The key signal here is not the earnings beat; it’s the widening gap between reported resilience and underlying distribution health. TAP is buying time through pricing discipline, cost actions, and buybacks, but the business is still wrestling with a share leakage problem in the exact segments that matter for durability: value and one core flagship. That means the market is likely underestimating how much of the current EPS cadence is being defended rather than organically compounded. Second-order impact: the company’s heavier summer media spend and World Cup activation should benefit the entire beer shelf, but the incremental dollars may disproportionately help brands with better existing momentum, leaving the weakest core brand still vulnerable to share loss. If channel conditions stay favorable, TAP can probably hold the line into late summer; if consumer sentiment rolls over again, the mix can deteriorate quickly because the portfolio is still exposed to lower-income trade-down behavior and pack-size migration. The recent strength in on-premise also matters because it tends to mask off-premise erosion until later in the quarter.
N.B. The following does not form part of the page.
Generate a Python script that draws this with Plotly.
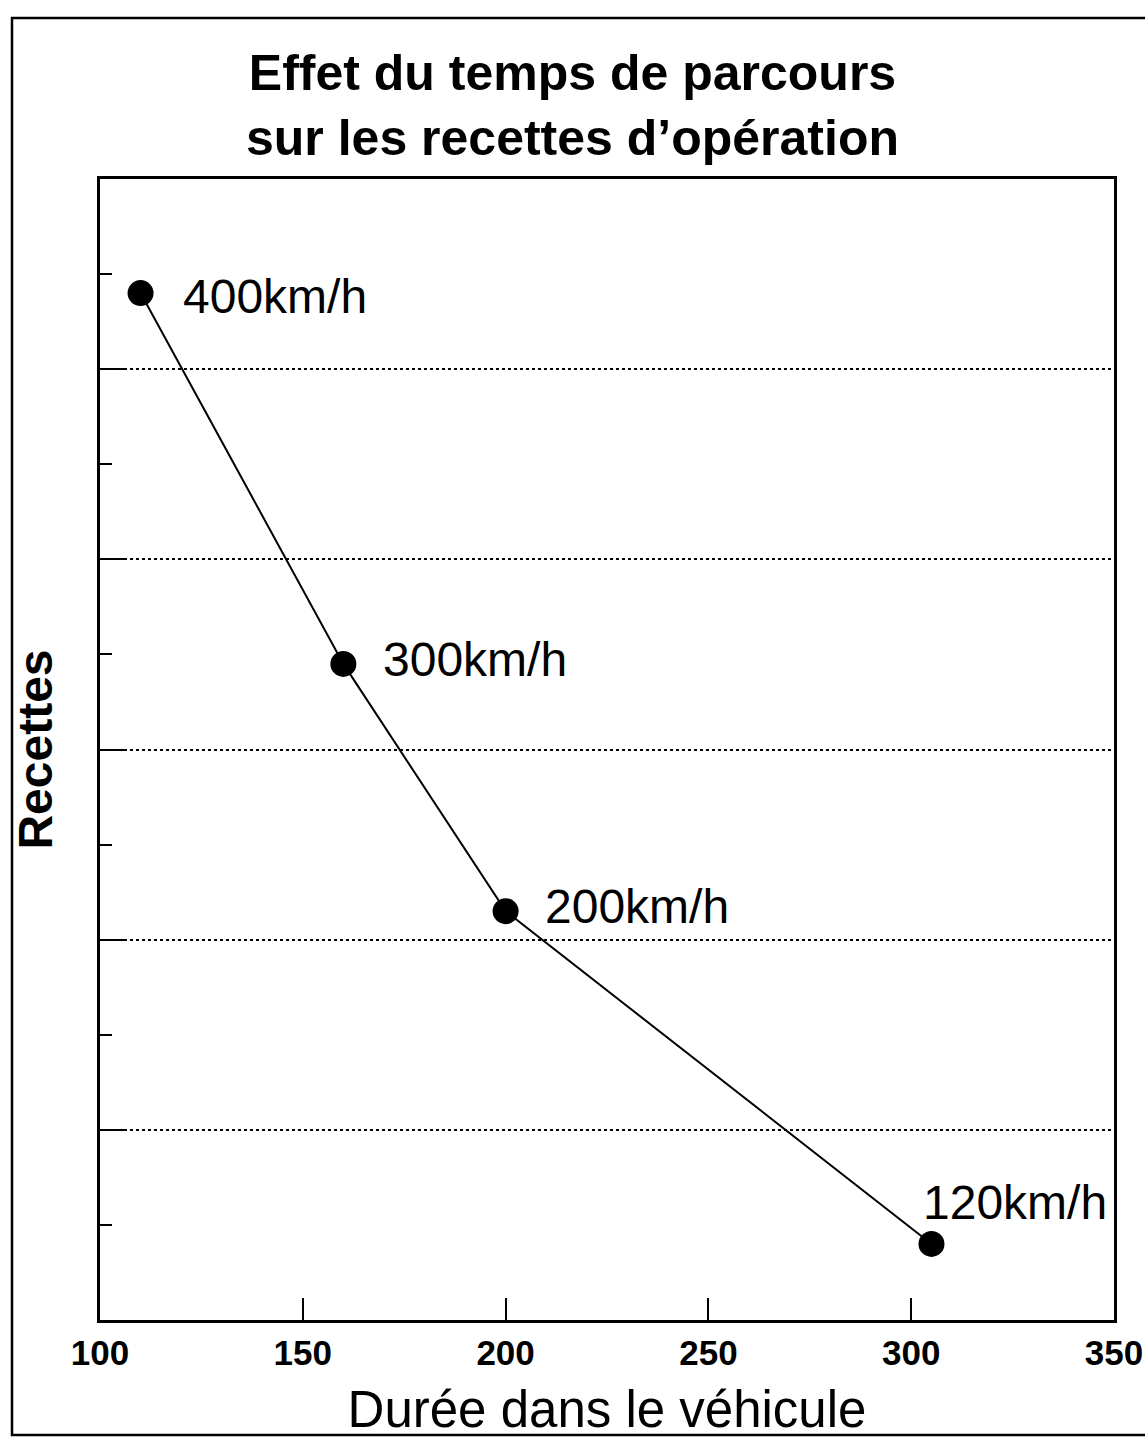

The balance-sheet story is doing real work here, but it is also constraining optionality. Buybacks support the multiple near term, yet they reduce flexibility if commodity inflation stays sticky or if integration costs from the RTD acquisition run hotter than expected. The market’s muted reaction suggests consensus is starting to treat the turnaround as a multi-quarter, not multi-week, process — which creates room for a better entry if the stock weakens on any demand hiccup. Contrarianly, the most important missed point may be that TAP’s portfolio breadth is now an embedded hedge against a weaker consumer, not just a growth lever. That gives management more room to reallocate spend dynamically than peers with narrower exposure. If execution improves in value and one regional share problem stabilizes, the operating leverage to even modest top-line improvement could surprise to the upside over the next 2-3 quarters.